White told me Fairway is one of a number of billboard companies with signs in Oconee County. Lamar Outdoor, the largest outdoor advertising company in the country, has signs in the county, he said.

Oconee County has 15 outdoor signs locations in the unincorporated part of the county, White said.

Final Settlement Approved in July

The Oconee County Board of Commissioners approved the final settlement at the end of its July 24 meeting, following an executive session lasting about 20 minutes.

On May 8, following an 80-minutes executive session, the BOC returned to open session and voted to agree to a settlement with Fairway, though final details were not announced. The BOC also passed an emergency moratorium on the acceptance of applications to erect or install any sign larger than 32 square feet in size.

At its session on May 29, the BOC gave first reading to a revision of the sign ordinance, which it passed after second reading on June 5.

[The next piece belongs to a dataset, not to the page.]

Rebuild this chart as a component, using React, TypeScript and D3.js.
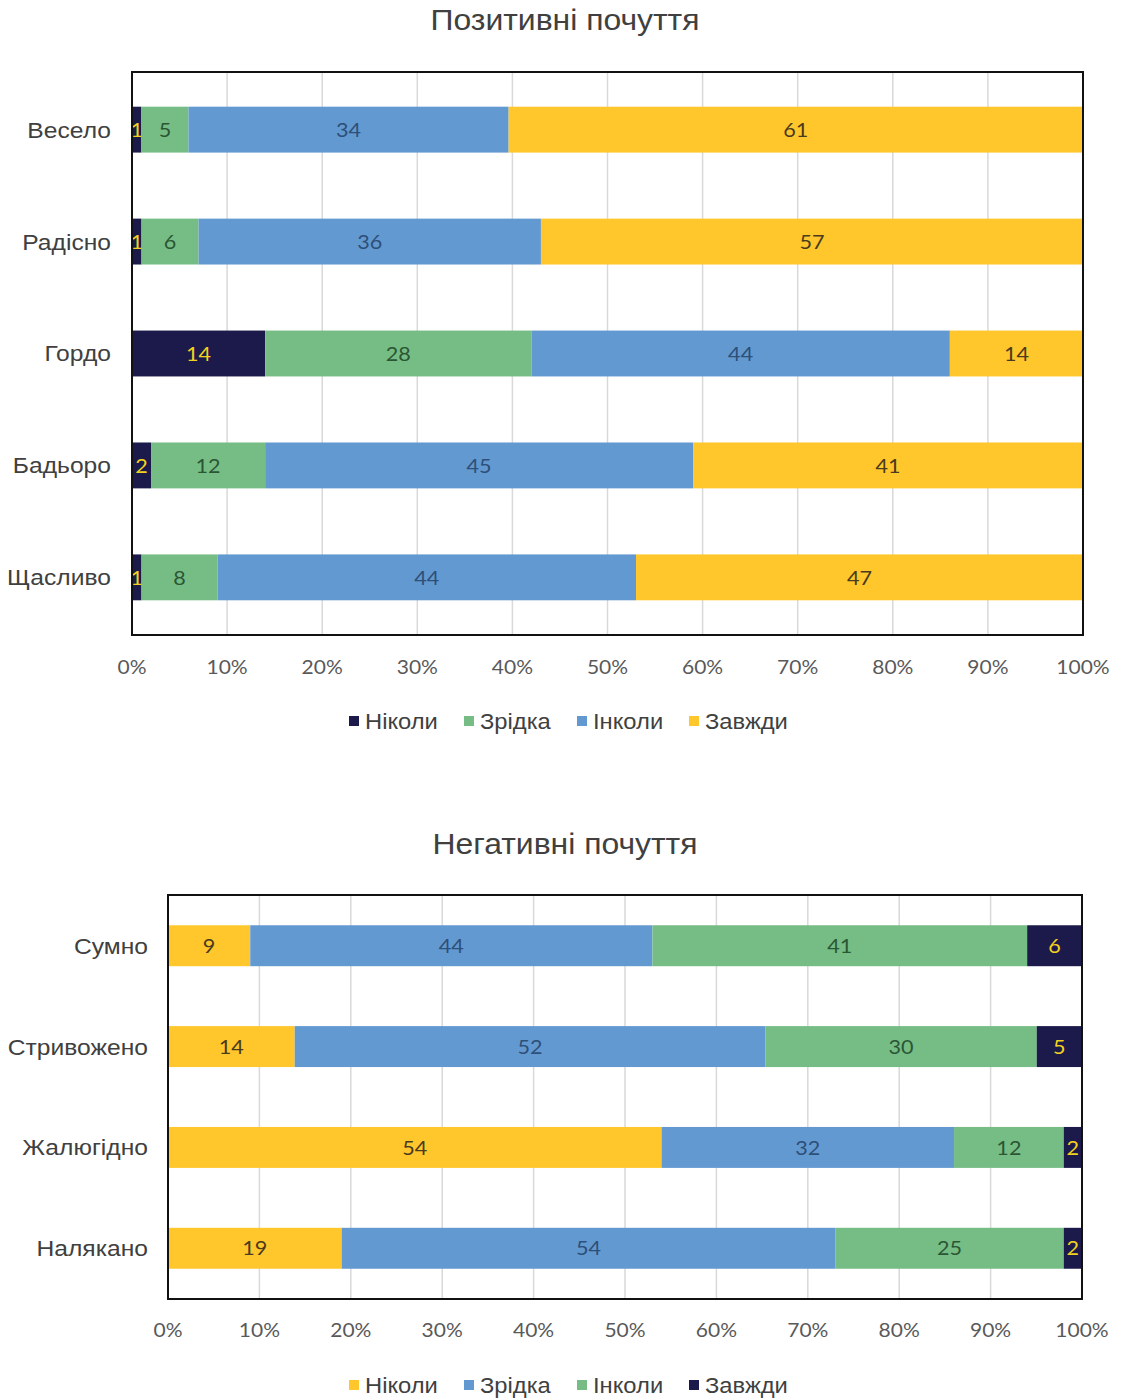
import React from "react";
import * as d3 from "d3";

const posCategories = ["Весело", "Радісно", "Гордо", "Бадьоро", "Щасливо"];
const posNikoly = [1, 1, 14, 2, 1];
const posZridka = [5, 6, 28, 12, 8];
const posInkoly = [34, 36, 44, 45, 44];
const posZavzhdy = [61, 57, 14, 41, 47];

const negCategories = ["Сумно", "Стривожено", "Жалюгідно", "Налякано"];
const negNikoly = [9, 14, 54, 19];
const negZridka = [44, 52, 32, 54];
const negInkoly = [41, 30, 12, 25];
const negZavzhdy = [6, 5, 2, 2];

const seriesNames = ["Ніколи", "Зрідка", "Інколи", "Завжди"];
const xTicks = [0, 0.1, 0.2, 0.3, 0.4, 0.5, 0.6, 0.7, 0.8, 0.9, 1];

const NAVY = "#1c1a4b";
const GREEN = "#76bd85";
const BLUE = "#6399d1";
const YELLOW = "#ffc72c";

const textOn: Record<string, string> = {
  [NAVY]: "#f2d21e",
  [GREEN]: "#2b5634",
  [BLUE]: "#2d4f78",
  [YELLOW]: "#4a3a1e",
};

const SANS = "Liberation Sans, Arial, sans-serif";
const CAL = "Lato, 'Open Sans', sans-serif";

type ChartProps = {
  title: string;
  titleY: number;
  categories: string[];
  series: number[][];
  colors: string[];
  left: number;
  right: number;
  top: number;
  bottom: number;
  paddingInner: number;
  paddingOuter: number;
  labelX: number;
  tickY: number;
  legendY: number;
  legendX: number[];
};

function Chart(p: ChartProps) {
  const rows = p.categories.map((c, i) => {
    const o: any = { cat: c };
    seriesNames.forEach((s, k) => (o[s] = p.series[k][i]));
    return o;
  });
  const stacked = d3
    .stack<any>()
    .keys(seriesNames)
    .offset(d3.stackOffsetExpand)(rows);
  const x = d3.scaleLinear().domain([0, 1]).range([p.left, p.right]);
  const y = d3
    .scaleBand()
    .domain(p.categories)
    .range([p.top, p.bottom])
    .paddingInner(p.paddingInner)
    .paddingOuter(p.paddingOuter);
  const fmt = d3.format(".0%");
  return (
    <g>
      <text
        transform={`translate(565,${p.titleY}) scale(1.1,1)`}
        textAnchor="middle"
        fontFamily={SANS}
        fontSize={29}
        fill="#404040"
      >
        {p.title}
      </text>
      {xTicks.map((t) => (
        <line
          key={"g" + t}
          x1={x(t)}
          x2={x(t)}
          y1={p.top}
          y2={p.bottom}
          stroke="#d9d9d9"
          strokeWidth={1.5}
        />
      ))}
      {stacked.map((layer, k) =>
        layer.map((d, i) => {
          const x0 = x(d[0]);
          const x1 = x(d[1]);
          const yy = y(p.categories[i])!;
          const bw = y.bandwidth();
          const col = p.colors[k];
          return (
            <g key={k + "-" + i}>
              <rect x={x0} y={yy} width={x1 - x0} height={bw} fill={col} />
              <text
                transform={`translate(${(x0 + x1) / 2},${yy + bw / 2}) scale(1.08,1)`}
                dy="0.36em"
                textAnchor="middle"
                fontFamily={CAL}
                fontSize={20}
                fill={textOn[col]}
              >
                {p.series[k][i]}
              </text>
            </g>
          );
        })
      )}
      <rect
        x={p.left}
        y={p.top}
        width={p.right - p.left}
        height={p.bottom - p.top}
        fill="none"
        stroke="#111"
        strokeWidth={2}
      />
      {p.categories.map((c) => (
        <text
          key={c}
          transform={`translate(${p.labelX},${y(c)! + y.bandwidth() / 2}) scale(1.12,1)`}
          dy="0.36em"
          textAnchor="end"
          fontFamily={SANS}
          fontSize={22}
          fill="#404040"
        >
          {c}
        </text>
      ))}
      {xTicks.map((t) => (
        <text
          key={"t" + t}
          transform={`translate(${x(t)},${p.tickY}) scale(1.05,1)`}
          dy="0.36em"
          textAnchor="middle"
          fontFamily={CAL}
          fontSize={20}
          fill="#595959"
        >
          {fmt(t)}
        </text>
      ))}
      {seriesNames.map((s, k) => (
        <g key={"l" + s}>
          <rect
            x={p.legendX[k]}
            y={p.legendY - 5}
            width={10}
            height={10}
            fill={p.colors[k]}
          />
          <text
            transform={`translate(${p.legendX[k] + 16},${p.legendY}) scale(1.08,1)`}
            dy="0.36em"
            fontFamily={SANS}
            fontSize={22}
            fill="#404040"
          >
            {s}
          </text>
        </g>
      ))}
    </g>
  );
}

export default function App() {
  return (
    <svg
      width={1125}
      height={1399}
      style={{ position: "absolute", left: 0, top: 0, background: "#fff" }}
    >
      <rect width={1125} height={1399} fill="#fff" />
      <Chart
        title="Позитивні почуття"
        titleY={30}
        categories={posCategories}
        series={[posNikoly, posZridka, posInkoly, posZavzhdy]}
        colors={[NAVY, GREEN, BLUE, YELLOW]}
        left={132}
        right={1083}
        top={72}
        bottom={635}
        paddingInner={0.59}
        paddingOuter={0.31}
        labelX={111}
        tickY={667}
        legendY={721}
        legendX={[349, 464, 577, 689]}
      />
      <Chart
        title="Негативні почуття"
        titleY={854}
        categories={negCategories}
        series={[negNikoly, negZridka, negInkoly, negZavzhdy]}
        colors={[YELLOW, BLUE, GREEN, NAVY]}
        left={168}
        right={1082}
        top={895}
        bottom={1299}
        paddingInner={0.594}
        paddingOuter={0.3}
        labelX={148}
        tickY={1330}
        legendY={1385}
        legendX={[349, 464, 577, 689]}
      />
    </svg>
  );
}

At that June 5 meeting, the BOC also repealed its emergency moratorium on acceptance of large sign applications.

Changes in Ordinance

“The sign ordinance is the single, most highly judicially reviewed document we do because it impinges on the first amendment,” County Attorney Daniel Haygood told the Board on May 29.

The changes to the ordinance Haygood proposed were the result of case law he said he had become aware of as a result of the Fairway suit.

The changes removed an exemption for government signs from the provisions of the ordinance, removed some discretion on the part of the planning director in administering the ordinance, and eliminated the possibility that the BOC could grant variances on signs.

The prior law said that if an existing sign rotted and fell down, it could not be replaced. The new ordinance said a new sign can be installed in the location of an existing sign within a year of the original being torn down.